RECORDS FOR THIS TASK:
# # # #

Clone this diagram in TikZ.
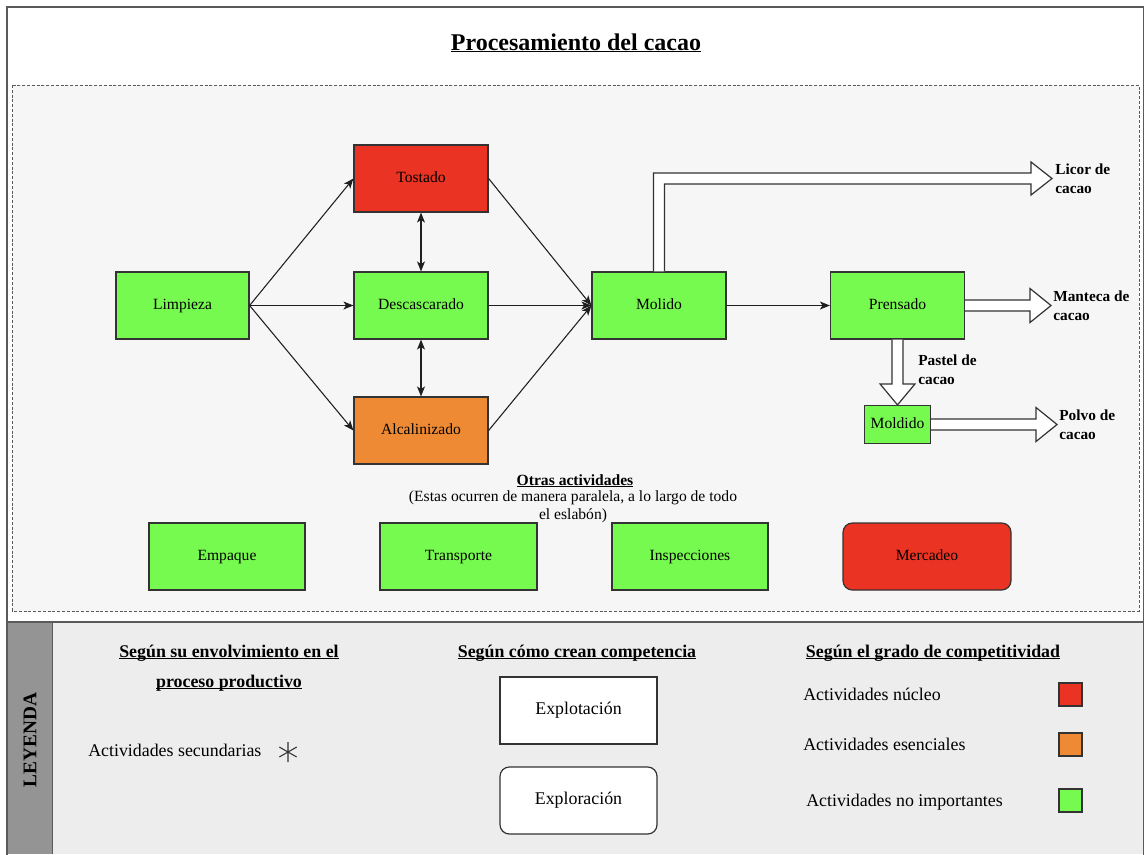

# # # #

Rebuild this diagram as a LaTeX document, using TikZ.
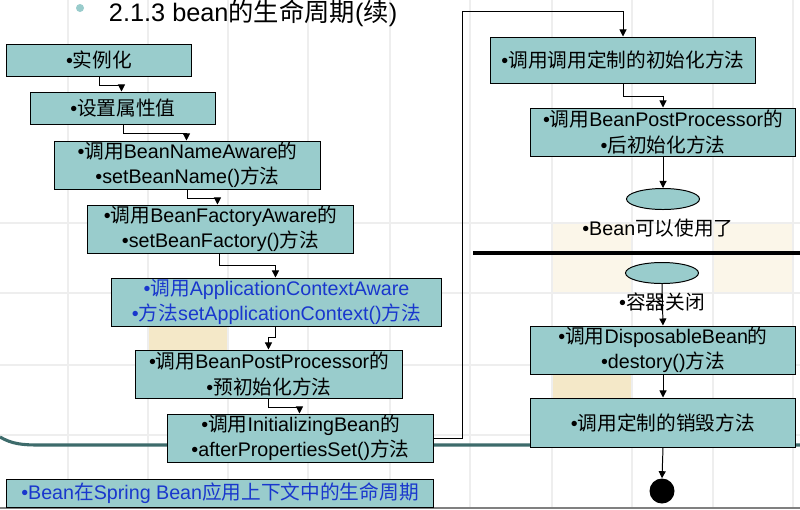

# # # #

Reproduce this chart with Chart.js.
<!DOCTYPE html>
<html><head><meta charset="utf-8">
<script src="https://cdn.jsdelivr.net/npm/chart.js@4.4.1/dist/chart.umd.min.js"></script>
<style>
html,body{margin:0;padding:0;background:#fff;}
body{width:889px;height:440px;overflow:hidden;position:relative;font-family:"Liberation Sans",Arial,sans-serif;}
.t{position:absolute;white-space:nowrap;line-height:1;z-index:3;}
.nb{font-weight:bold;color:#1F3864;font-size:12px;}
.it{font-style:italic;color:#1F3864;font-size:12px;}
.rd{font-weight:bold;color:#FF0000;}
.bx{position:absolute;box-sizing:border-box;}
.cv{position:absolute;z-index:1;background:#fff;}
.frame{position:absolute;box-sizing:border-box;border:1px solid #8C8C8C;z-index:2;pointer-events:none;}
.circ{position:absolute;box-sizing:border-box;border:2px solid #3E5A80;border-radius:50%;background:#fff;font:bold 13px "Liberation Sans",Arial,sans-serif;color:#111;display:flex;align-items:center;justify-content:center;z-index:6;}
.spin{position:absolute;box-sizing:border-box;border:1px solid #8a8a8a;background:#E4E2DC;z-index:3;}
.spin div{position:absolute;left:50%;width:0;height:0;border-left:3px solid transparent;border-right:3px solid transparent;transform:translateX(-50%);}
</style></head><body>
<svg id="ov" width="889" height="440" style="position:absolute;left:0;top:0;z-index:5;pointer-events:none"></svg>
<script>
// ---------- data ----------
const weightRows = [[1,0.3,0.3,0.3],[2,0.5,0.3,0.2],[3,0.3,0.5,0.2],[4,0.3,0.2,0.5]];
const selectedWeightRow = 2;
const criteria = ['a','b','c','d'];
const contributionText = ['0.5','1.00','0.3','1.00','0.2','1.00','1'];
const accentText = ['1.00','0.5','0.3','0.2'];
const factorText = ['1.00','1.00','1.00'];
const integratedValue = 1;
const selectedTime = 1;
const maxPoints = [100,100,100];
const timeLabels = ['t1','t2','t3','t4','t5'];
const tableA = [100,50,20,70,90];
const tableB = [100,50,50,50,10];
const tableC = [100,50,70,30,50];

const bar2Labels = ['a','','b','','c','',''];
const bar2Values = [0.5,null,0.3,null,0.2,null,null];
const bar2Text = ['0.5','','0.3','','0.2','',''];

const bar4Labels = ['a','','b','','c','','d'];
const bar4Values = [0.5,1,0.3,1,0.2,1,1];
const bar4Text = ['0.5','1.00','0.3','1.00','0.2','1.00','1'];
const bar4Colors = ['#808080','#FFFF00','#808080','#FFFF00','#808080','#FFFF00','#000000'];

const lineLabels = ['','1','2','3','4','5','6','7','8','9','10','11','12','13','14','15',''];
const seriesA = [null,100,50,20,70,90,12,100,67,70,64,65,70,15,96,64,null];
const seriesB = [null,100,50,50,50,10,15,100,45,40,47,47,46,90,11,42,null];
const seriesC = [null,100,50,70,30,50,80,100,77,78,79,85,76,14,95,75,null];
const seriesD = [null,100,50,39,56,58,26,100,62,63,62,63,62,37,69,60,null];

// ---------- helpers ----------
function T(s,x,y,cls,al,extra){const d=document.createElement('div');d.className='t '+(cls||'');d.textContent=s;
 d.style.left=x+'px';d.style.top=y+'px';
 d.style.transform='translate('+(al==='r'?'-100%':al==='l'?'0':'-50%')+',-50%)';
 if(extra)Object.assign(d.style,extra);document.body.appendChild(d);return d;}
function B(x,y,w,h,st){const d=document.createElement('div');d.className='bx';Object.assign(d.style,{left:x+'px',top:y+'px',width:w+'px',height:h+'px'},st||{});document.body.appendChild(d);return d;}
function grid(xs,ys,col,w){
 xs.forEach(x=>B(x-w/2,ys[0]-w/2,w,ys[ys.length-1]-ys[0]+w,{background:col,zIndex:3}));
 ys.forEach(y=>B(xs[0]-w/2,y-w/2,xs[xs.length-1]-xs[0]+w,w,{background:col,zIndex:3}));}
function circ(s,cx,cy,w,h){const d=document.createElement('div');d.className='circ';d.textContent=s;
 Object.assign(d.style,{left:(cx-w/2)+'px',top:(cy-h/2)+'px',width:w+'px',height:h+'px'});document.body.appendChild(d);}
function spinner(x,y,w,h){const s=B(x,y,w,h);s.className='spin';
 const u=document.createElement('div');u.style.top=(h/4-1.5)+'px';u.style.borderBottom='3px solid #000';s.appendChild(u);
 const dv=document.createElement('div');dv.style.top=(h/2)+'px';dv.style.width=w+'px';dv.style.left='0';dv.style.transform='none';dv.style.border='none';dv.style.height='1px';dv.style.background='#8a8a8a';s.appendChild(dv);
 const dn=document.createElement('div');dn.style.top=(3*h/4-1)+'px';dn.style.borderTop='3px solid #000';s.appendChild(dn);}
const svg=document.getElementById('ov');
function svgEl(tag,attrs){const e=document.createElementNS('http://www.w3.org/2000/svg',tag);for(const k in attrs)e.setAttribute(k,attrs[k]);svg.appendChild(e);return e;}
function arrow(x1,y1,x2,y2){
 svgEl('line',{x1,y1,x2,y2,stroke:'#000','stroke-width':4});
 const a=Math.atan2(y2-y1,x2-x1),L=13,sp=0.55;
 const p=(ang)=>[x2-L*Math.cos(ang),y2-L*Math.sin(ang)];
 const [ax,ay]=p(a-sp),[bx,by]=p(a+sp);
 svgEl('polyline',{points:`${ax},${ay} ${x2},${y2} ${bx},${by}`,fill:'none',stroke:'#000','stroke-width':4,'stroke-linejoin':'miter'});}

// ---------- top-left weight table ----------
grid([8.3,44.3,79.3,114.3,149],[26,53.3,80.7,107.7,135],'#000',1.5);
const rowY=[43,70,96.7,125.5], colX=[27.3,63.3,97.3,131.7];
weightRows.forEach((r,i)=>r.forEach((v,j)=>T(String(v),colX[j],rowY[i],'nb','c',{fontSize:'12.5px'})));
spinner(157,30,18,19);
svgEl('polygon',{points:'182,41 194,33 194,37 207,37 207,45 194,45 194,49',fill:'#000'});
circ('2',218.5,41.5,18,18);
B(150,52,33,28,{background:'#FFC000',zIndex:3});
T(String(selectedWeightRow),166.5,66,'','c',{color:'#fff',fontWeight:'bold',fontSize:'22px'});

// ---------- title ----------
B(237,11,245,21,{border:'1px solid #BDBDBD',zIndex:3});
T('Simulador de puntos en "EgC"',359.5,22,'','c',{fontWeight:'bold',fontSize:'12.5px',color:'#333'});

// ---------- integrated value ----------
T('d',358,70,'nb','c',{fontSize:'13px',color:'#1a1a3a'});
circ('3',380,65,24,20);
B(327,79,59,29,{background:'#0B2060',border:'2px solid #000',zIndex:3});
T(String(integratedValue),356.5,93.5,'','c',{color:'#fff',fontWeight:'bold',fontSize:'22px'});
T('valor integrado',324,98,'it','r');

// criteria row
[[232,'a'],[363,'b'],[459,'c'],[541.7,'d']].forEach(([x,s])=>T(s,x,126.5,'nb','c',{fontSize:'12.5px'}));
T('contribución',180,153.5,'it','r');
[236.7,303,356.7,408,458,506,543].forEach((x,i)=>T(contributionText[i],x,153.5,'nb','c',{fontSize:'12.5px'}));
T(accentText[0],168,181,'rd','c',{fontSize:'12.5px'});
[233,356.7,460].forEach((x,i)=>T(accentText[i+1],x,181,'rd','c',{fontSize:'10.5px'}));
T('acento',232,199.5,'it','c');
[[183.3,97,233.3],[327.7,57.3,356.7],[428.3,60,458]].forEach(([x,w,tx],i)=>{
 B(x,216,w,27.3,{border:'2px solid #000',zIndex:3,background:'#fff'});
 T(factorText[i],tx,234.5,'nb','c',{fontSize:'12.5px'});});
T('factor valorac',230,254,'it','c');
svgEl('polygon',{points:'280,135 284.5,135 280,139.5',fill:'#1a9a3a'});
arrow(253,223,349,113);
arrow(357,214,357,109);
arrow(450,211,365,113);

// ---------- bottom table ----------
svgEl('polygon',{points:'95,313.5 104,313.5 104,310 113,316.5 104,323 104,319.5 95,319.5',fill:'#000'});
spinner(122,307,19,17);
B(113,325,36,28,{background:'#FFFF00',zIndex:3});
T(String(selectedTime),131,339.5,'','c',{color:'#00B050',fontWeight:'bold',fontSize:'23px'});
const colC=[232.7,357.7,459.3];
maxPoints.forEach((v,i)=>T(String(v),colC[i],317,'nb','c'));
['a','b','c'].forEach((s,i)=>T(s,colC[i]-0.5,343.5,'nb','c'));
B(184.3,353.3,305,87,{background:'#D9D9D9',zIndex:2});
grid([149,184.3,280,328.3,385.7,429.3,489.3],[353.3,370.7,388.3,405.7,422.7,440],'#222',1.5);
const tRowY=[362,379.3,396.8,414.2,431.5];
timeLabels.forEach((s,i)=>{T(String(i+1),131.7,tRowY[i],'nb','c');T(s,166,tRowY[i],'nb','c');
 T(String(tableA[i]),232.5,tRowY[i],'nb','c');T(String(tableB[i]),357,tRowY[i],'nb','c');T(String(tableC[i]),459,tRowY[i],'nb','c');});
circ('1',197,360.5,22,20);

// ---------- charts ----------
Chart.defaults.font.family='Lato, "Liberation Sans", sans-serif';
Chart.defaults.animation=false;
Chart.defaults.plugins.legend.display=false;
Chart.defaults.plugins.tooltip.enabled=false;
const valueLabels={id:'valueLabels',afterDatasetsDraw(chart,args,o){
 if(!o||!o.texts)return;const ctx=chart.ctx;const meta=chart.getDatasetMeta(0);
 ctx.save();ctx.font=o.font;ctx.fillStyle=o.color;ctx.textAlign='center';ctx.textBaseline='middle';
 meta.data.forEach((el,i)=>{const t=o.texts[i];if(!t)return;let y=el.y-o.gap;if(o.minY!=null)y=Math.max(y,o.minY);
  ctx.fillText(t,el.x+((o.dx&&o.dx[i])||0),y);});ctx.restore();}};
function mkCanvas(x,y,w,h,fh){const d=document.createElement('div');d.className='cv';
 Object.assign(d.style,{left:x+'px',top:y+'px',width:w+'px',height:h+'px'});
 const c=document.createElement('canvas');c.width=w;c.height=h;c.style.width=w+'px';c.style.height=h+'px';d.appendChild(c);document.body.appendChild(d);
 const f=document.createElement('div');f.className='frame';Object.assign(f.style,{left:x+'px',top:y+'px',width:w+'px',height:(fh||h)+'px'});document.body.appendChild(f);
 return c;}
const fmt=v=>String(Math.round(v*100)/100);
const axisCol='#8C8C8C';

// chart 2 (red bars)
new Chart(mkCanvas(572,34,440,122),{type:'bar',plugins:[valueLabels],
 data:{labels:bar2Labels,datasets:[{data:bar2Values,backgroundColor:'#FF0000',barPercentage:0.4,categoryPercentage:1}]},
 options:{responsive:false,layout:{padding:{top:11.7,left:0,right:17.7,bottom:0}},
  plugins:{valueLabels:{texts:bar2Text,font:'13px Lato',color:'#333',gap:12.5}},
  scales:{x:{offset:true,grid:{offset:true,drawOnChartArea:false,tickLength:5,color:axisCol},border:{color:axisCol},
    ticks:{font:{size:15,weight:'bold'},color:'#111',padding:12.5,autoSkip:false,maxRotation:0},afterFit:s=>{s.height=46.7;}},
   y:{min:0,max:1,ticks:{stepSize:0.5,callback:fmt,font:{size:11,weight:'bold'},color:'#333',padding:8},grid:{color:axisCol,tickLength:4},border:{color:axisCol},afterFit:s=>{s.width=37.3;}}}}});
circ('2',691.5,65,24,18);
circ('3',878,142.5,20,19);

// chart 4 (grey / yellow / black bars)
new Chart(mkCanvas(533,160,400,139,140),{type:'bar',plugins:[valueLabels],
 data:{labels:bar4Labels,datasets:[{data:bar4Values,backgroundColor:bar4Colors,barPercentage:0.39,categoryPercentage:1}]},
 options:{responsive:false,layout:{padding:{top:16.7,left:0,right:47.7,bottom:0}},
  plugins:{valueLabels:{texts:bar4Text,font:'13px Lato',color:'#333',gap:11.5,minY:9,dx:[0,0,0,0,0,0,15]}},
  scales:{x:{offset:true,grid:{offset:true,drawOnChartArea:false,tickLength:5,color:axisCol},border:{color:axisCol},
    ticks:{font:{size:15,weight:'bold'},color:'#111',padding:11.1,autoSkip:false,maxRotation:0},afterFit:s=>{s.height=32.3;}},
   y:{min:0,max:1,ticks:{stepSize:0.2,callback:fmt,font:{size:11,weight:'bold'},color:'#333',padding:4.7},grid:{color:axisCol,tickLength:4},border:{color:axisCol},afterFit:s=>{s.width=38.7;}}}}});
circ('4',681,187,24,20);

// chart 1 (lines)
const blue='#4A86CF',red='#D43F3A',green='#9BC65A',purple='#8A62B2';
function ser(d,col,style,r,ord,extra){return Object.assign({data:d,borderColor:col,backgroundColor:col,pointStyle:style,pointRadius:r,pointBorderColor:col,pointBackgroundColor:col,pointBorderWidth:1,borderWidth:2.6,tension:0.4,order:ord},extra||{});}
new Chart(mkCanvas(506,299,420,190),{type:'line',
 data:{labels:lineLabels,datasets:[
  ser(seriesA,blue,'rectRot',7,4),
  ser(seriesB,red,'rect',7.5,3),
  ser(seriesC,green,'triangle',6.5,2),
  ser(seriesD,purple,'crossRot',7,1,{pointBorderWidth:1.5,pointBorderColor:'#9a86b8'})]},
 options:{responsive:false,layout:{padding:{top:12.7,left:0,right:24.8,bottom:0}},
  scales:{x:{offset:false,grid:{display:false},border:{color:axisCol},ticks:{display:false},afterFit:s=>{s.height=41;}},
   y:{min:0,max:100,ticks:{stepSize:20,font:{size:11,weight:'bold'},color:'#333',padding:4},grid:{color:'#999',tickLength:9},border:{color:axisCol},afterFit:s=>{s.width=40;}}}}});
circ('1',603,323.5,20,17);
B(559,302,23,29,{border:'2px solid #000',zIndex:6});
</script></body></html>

# # # #

SET PROBLEM:
Repeat exactly the lines running from the one with "Reproduce this chart with Chart.js." through the one with "const bar2Text = ['0.5','','0.3','','0.2','',''];", both included.

THE REPLY:
Reproduce this chart with Chart.js.
<!DOCTYPE html>
<html><head><meta charset="utf-8">
<script src="https://cdn.jsdelivr.net/npm/chart.js@4.4.1/dist/chart.umd.min.js"></script>
<style>
html,body{margin:0;padding:0;background:#fff;}
body{width:889px;height:440px;overflow:hidden;position:relative;font-family:"Liberation Sans",Arial,sans-serif;}
.t{position:absolute;white-space:nowrap;line-height:1;z-index:3;}
.nb{font-weight:bold;color:#1F3864;font-size:12px;}
.it{font-style:italic;color:#1F3864;font-size:12px;}
.rd{font-weight:bold;color:#FF0000;}
.bx{position:absolute;box-sizing:border-box;}
.cv{position:absolute;z-index:1;background:#fff;}
.frame{position:absolute;box-sizing:border-box;border:1px solid #8C8C8C;z-index:2;pointer-events:none;}
.circ{position:absolute;box-sizing:border-box;border:2px solid #3E5A80;border-radius:50%;background:#fff;font:bold 13px "Liberation Sans",Arial,sans-serif;color:#111;display:flex;align-items:center;justify-content:center;z-index:6;}
.spin{position:absolute;box-sizing:border-box;border:1px solid #8a8a8a;background:#E4E2DC;z-index:3;}
.spin div{position:absolute;left:50%;width:0;height:0;border-left:3px solid transparent;border-right:3px solid transparent;transform:translateX(-50%);}
</style></head><body>
<svg id="ov" width="889" height="440" style="position:absolute;left:0;top:0;z-index:5;pointer-events:none"></svg>
<script>
// ---------- data ----------
const weightRows = [[1,0.3,0.3,0.3],[2,0.5,0.3,0.2],[3,0.3,0.5,0.2],[4,0.3,0.2,0.5]];
const selectedWeightRow = 2;
const criteria = ['a','b','c','d'];
const contributionText = ['0.5','1.00','0.3','1.00','0.2','1.00','1'];
const accentText = ['1.00','0.5','0.3','0.2'];
const factorText = ['1.00','1.00','1.00'];
const integratedValue = 1;
const selectedTime = 1;
const maxPoints = [100,100,100];
const timeLabels = ['t1','t2','t3','t4','t5'];
const tableA = [100,50,20,70,90];
const tableB = [100,50,50,50,10];
const tableC = [100,50,70,30,50];

const bar2Labels = ['a','','b','','c','',''];
const bar2Values = [0.5,null,0.3,null,0.2,null,null];
const bar2Text = ['0.5','','0.3','','0.2','',''];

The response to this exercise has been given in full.